Predicting anything in the technology sector is a risky business. Predicting anything five or even 10 years ahead is extraordinarily risky.
Nonetheless, in December 2007, the Campus Techologies Inc. team wrote the first of a series of white papers on future bandwidth requirements and the operation of student housing networks. This was revised every couple of years, and in October 2012, Broadband Communities published an overview of the July 2012 edition of that white paper.
Seven years on, how did we do? I have to admit I approached this review with some trepidation, but in reality, we did pretty well, given the subject matter and the number of years out we were looking. Inevitably, we fell short in a couple of areas.
Close, But No Cigar
Per-User Bandwidth Requirements
In the 2012 paper, we used Nielsen’s law (bandwidth available to a high-end user will increase by 50 percent a year) to extrapolate high-end and average U.S. user bandwidth.
At the five-year mark, in 2017, we estimated 1,748 Mbps for a high-end user and 336 Mbps for an average user. By 2019, those numbers were estimated to be 3,933 Mbps and 756 Mbps.
The real results were significantly lower for three main reasons. First, the technology and its deployment has not kept up with demand by consumers – many U.S. subscribers have no high-bandwidth choice at all. Second, the applications and content to drive increased demand don’t yet exist (for example, online gaming and 4K streaming consume only 25–30 Mbps). Third, the consumer electronics industry stalled at a 1 Gbps connection for consumer devices and has not seen the need to go above that rate.
It’s worth noting that several residential providers have announced 10 gigabit residential services. However, the availability is so limited that although the announcements validate our predictions, we think it prudent to not include them in our scoring.
Interestingly, many student housing communities now offer gigabit to the bed and, as a result, are much closer to these predictions than single-family or other MDU communities.
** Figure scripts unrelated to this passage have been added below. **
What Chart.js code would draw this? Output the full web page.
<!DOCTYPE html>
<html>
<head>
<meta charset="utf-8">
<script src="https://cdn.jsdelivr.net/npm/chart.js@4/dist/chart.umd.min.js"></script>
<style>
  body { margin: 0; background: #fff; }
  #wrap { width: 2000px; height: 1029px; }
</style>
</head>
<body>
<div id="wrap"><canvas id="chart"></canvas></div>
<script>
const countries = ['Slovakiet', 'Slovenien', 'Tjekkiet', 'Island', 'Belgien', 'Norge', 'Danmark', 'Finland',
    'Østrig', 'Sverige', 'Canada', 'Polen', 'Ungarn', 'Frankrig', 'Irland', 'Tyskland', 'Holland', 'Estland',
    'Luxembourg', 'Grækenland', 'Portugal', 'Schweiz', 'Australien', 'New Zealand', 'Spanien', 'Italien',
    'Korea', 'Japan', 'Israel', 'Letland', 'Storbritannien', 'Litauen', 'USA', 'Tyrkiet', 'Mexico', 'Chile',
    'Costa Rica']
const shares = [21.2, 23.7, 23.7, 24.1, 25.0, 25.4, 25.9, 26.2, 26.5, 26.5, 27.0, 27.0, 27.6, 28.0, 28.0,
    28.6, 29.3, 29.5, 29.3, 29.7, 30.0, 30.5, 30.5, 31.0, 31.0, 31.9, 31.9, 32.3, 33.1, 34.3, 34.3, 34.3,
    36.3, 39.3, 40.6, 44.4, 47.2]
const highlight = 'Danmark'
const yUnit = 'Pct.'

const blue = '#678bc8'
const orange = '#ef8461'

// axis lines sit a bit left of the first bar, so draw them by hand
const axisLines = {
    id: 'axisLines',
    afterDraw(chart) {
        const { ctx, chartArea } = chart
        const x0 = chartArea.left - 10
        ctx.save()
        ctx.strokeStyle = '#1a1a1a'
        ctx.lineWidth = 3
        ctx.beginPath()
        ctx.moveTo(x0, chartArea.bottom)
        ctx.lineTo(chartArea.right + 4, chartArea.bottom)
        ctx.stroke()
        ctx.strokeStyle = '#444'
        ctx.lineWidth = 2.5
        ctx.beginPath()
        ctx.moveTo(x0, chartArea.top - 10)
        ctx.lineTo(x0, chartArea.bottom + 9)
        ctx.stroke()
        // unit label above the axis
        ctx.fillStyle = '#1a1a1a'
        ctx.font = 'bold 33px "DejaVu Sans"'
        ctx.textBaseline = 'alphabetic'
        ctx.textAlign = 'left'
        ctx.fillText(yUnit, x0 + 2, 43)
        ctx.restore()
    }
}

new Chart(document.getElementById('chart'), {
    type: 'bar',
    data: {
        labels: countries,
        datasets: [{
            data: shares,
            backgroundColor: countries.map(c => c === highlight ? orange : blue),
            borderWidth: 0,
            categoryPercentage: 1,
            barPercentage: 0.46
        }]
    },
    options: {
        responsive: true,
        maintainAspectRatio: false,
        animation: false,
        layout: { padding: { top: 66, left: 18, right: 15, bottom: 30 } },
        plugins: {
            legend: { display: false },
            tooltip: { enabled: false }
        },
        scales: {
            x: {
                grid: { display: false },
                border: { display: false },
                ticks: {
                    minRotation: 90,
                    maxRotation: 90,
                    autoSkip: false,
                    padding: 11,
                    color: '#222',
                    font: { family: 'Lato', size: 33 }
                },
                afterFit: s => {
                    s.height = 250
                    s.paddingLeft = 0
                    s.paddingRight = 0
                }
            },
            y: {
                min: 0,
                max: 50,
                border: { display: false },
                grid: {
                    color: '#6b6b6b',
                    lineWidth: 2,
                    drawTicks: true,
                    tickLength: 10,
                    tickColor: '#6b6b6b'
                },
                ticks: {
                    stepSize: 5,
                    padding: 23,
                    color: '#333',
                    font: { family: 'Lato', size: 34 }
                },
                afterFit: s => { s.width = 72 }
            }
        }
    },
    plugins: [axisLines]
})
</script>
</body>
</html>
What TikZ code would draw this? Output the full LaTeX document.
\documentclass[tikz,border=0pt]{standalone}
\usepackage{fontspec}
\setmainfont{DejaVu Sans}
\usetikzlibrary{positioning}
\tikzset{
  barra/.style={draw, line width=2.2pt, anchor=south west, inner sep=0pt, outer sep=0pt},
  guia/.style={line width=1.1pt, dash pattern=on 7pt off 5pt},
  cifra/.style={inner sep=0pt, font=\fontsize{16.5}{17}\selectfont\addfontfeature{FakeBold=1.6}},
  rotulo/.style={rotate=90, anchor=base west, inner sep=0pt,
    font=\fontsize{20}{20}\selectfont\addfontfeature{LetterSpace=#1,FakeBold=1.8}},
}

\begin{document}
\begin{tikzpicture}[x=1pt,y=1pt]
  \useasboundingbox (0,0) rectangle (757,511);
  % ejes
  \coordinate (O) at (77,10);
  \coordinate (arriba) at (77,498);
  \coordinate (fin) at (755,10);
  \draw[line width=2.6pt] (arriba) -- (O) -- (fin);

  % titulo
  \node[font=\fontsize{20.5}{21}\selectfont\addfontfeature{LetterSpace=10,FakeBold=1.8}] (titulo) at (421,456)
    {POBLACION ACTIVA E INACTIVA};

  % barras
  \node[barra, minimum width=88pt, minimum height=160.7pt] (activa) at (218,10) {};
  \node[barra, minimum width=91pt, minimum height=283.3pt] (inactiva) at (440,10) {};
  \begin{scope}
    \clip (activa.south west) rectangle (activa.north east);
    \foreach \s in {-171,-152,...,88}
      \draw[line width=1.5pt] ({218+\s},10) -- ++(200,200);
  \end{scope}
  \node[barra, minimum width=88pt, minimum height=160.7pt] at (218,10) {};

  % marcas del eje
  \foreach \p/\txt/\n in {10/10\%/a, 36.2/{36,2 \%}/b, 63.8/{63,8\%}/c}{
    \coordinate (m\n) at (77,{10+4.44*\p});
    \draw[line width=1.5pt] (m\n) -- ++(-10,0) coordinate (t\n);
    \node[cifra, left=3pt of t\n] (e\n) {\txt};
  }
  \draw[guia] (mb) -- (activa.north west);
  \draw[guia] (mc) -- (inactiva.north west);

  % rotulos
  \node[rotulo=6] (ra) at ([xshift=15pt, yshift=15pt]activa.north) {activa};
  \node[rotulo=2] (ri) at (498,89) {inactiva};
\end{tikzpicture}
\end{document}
It is a chicken and egg situation: Technologies that consume and require large amounts of bandwidth won’t be developed or rolled out until networks are available for consumers to access them, and networks won’t be built out until there is consumer demand.
Edge Bandwidth for Student Housing
In 2012, we predicted that by 2017, a 200-bed community would be connected with a pipe at least 880 Mbps and a 500-bed community with a pipe at least 3,303 Mbps.
We were very close with this prediction. Campus Technologies now routinely provisions 5 or 10 Gbps circuits for student housing communities. In 2017, 1 gigabit for a small community and 3 or more gigabits for a larger one was the norm.
Past the five-year mark in 2017, predictions run slightly too high, mainly because demand has slowed because of the lack of applications and technologies to consume bandwidth.
Right on the Mark
Interface Cards in Computers
In 2012, we said, “The majority of network-connected devices will likely be gigabit-capable within two years.” That was correct.
Carrier (Cellular) Wireless
Our 2012 prediction was that “Carrier wireless (3G or 4G) is unlikely to have a significant impact on bandwidth requirements at student housing properties.”
That was correct. At the time of writing in 2012, there was much speculation about fixed 4G wireless rendering Wi-Fi obsolete. If that sounds familiar today, it’s because many of the same things are being claimed for 5G.
In 2012, we said, “All new access layer switches deployed today, whether as upgrades or for new construction, should provide 1 Gbps access layer ports to connect to individual users and should provide either a 10 Gbps uplink or the ability to field upgrade to a 10 Gbps uplink.”
That was also correct, and it holds true today.
In 2012, we cautioned that “all owners and operators must carefully examine the contract position of their assets with regard to internet provisioning and maintain a high level of flexibility in future years.”
Correct again. This has become the standard operating procedure for most large student housing operators, which now exercise tighter contract control, limit contract terms to three years and take other steps to ensure they can meet resident needs.
Missed by a Mile
In 2012, we said, “The growing trend of using the public internet to stream multimedia will give rise to new bandwidth-conservation technologies.”
We were mainly wrong with this one. Bandwidth increases became less expensive than introducing bandwidth conservation through techniques such as network edge caching and bandwidth acceleration.
So where does that leave us? Although we predicted student housing demands and trends pretty closely, we were over-optimistic about the general population. It appears that Nielsen’s law will need updating or discarding from now on, as there seems to be very low growth in the bandwidth available to most U.S. residents.
Although there are tantalizing glimpses of technologies that could become high-bandwidth-consuming applications in the future, few would have the ability to utilize them, and this may hamper adoption.
In student housing, there is an inexorable move toward reducing or eliminating traditional cable and video amenities. This will have an effect on bandwidth required at the edge in student housing properties, but it will be incremental and not radical.